Friday, November 18, 2005

Is eating meat ethical?

I recently read 'The Lives of Animals' by JM Coetzee, which is really just a rather lucid defense of vegetarianism. Reading the book motivated me to do some thinking on the issue of whether or not it is moral to eat meat.

I don't buy the argument that simply killing an animal is cruel. Animals get killed in their natural habitats all the time and in ways that are often more painful than the (relative) mercy of slaughterhouse. Death is a natural part of live and is in itself not inherently cruel or aborant.

What does disturb me ( and Coetzee, judging from his book) is the conditions under which the animals are forced to live. Take the example of pigs- extremely intelligent and sensitive creatures, so near in nature to us that their organs can be used in certain transplant operations. In many industrial farms pigs are kept in very small places, forced to live in their own muck. The only time that they see the light of day is just before they are slaughtered. Living in an industrial pig barn must be as close to Hell as we are ever likely to see- hot, noisy, lightless.

By buying meat products we are complicit in this crime.
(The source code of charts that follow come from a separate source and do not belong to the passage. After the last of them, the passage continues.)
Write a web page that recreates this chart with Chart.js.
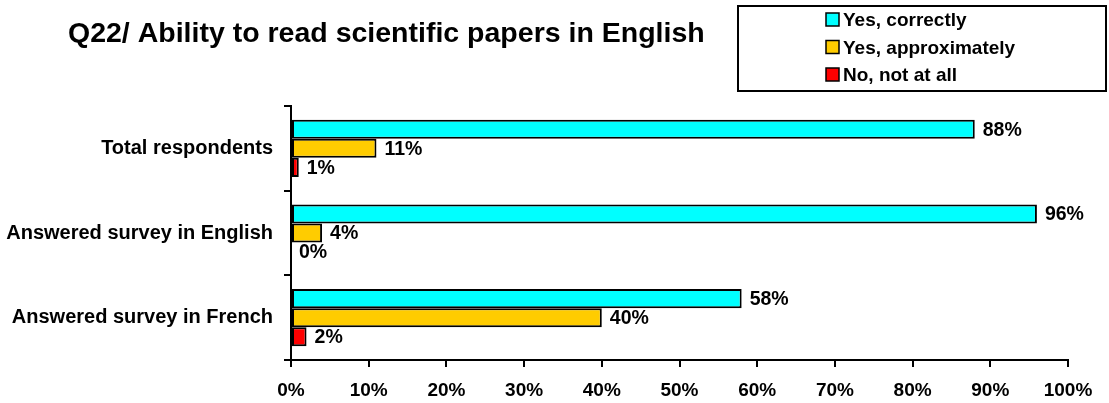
<!DOCTYPE html>
<html>
<head>
<meta charset="utf-8">
<script src="https://cdn.jsdelivr.net/npm/chart.js@4/dist/chart.umd.min.js"></script>
<style>
  body { margin: 0; background: #fff; }
  canvas { display: block; }
</style>
</head>
<body>
<canvas id="chart" width="1109" height="403"></canvas>
<script>
// data
const categories = ['Total respondents', 'Answered survey in English', 'Answered survey in French'];
const seriesNames = ['Yes, correctly', 'Yes, approximately', 'No, not at all'];
const correctly = [88, 96, 58];
const approximately = [11, 4, 40];
const notAtAll = [1, 0, 2];
const xTickValues = [0, 10, 20, 30, 40, 50, 60, 70, 80, 90, 100];
const titleText = 'Q22/ Ability to read scientific papers in English';

const colors = ['#00FFFF', '#FFCC00', '#FF0000'];
const FONT = '"Liberation Sans", Arial, sans-serif';

// === value labels next to each bar ===
const valueLabels = {
  id: 'valueLabels',
  afterDatasetsDraw(chart) {
    const ctx = chart.ctx;
    ctx.save();
    ctx.font = 'bold 19.5px ' + FONT;
    ctx.fillStyle = '#000';
    ctx.textAlign = 'left';
    ctx.textBaseline = 'middle';
    chart.data.datasets.forEach((ds, i) => {
      chart.getDatasetMeta(i).data.forEach((bar, j) => {
        ctx.fillText(ds.data[j] + '%', bar.x + 8, bar.y + 1);
      });
    });
    ctx.restore();
  }
};

// === title and boxed legend ===
const header = {
  id: 'header',
  afterDraw(chart) {
    const ctx = chart.ctx;
    ctx.save();
    ctx.fillStyle = '#000';
    ctx.font = 'bold 28.5px ' + FONT;
    ctx.textBaseline = 'alphabetic';
    ctx.fillText(titleText, 68, 42);

    // legend box
    ctx.lineWidth = 2;
    ctx.strokeStyle = '#000';
    ctx.strokeRect(738, 6, 368, 85);
    ctx.font = 'bold 19px ' + FONT;
    ctx.textBaseline = 'middle';
    seriesNames.forEach((name, i) => {
      const y = 20 + i * 27.5;
      ctx.fillStyle = colors[i];
      ctx.fillRect(826, y - 7, 13, 13);
      ctx.lineWidth = 1.5;
      ctx.strokeRect(826, y - 7, 13, 13);
      ctx.fillStyle = '#000';
      ctx.fillText(name, 843, y + 1);
    });
    ctx.restore();
  }
};

const datasets = [correctly, approximately, notAtAll].map((vals, i) => ({
  label: seriesNames[i],
  data: vals,
  backgroundColor: colors[i],
  borderColor: '#000',
  borderWidth: 2,
  borderSkipped: false,
  barPercentage: 1,
  categoryPercentage: 0.675
}));

new Chart(document.getElementById('chart'), {
  type: 'bar',
  data: { labels: categories, datasets },
  options: {
    responsive: false,
    animation: false,
    indexAxis: 'y',
    layout: { padding: { top: 106, right: 41, left: 0, bottom: 0 } },
    plugins: {
      legend: { display: false },
      title: { display: false },
      tooltip: { enabled: false }
    },
    scales: {
      x: {
        min: 0,
        max: 100,
        afterBuildTicks: axis => { axis.ticks = xTickValues.map(v => ({ value: v })); },
        ticks: {
          callback: v => v + '%',
          color: '#000',
          font: { family: FONT, size: 19, weight: 'bold' },
          padding: 12,
          maxRotation: 0
        },
        grid: { drawOnChartArea: false, tickLength: 7, color: '#000', lineWidth: 2 },
        border: { color: '#000', width: 2 },
        afterFit: axis => { axis.height = 43; }
      },
      y: {
        ticks: {
          color: '#000',
          font: { family: FONT, size: 20, weight: 'bold' },
          padding: 11
        },
        grid: { drawOnChartArea: false, tickLength: 7, color: '#000', lineWidth: 2, offset: true },
        border: { color: '#000', width: 2 },
        afterFit: axis => { axis.width = 291; }
      }
    }
  },
  plugins: [valueLabels, header]
});
</script>
</body>
</html>
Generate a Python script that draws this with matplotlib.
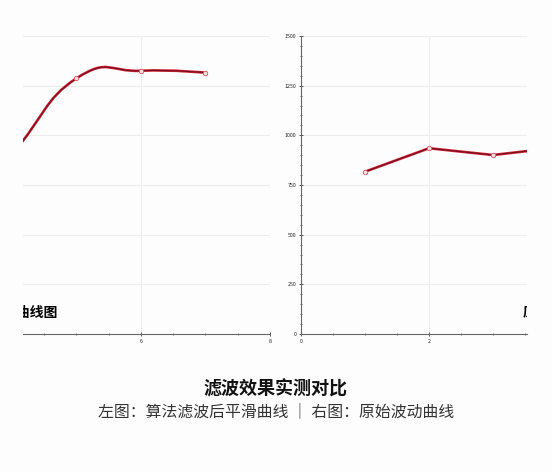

The fact that it is committed against animals might be rationalized away. But I believe that any human being, with a functioning conscience, cannot but be moved ( on a very primal level) by the sight of an animals forced to live in a dark, crowded deathcamp. The revulsion is devoid of intellect- there is no good reason why we should want to help the chicken forced to live in a post box and be force fed. But for some reason we do.

I think that the moral path lies in eating only free range produce- i.e. that produced sans the use of the sorts of methods made famous by Auswitz.

2 Comments:

Blogger Taz said...

Very good point

It's not easy to make the change to free-range. At first the free-range products were stacked in the darkest corners, out of reach by anyone not scrutinizing every single product on the shelves.

Lately however, it has become much more common to buy free-range produce (well here in the UK at least) and the non-free-range stuff is packed on the bottom shelves hidden from the animal cruelty activists who are sure to burn down the store if they are found.

If something can feel pain it is living. Living things should be treated with respect. They have as much right to be on this planet as us humans do!

12:41 AM  
Blogger Zarathustra said...

The problem in SA is that we are about 15 years behind the rest of the world as far as cruelty-free food goes. We can get freerange eggs but I am not so sure about dairy and meat prodcuts.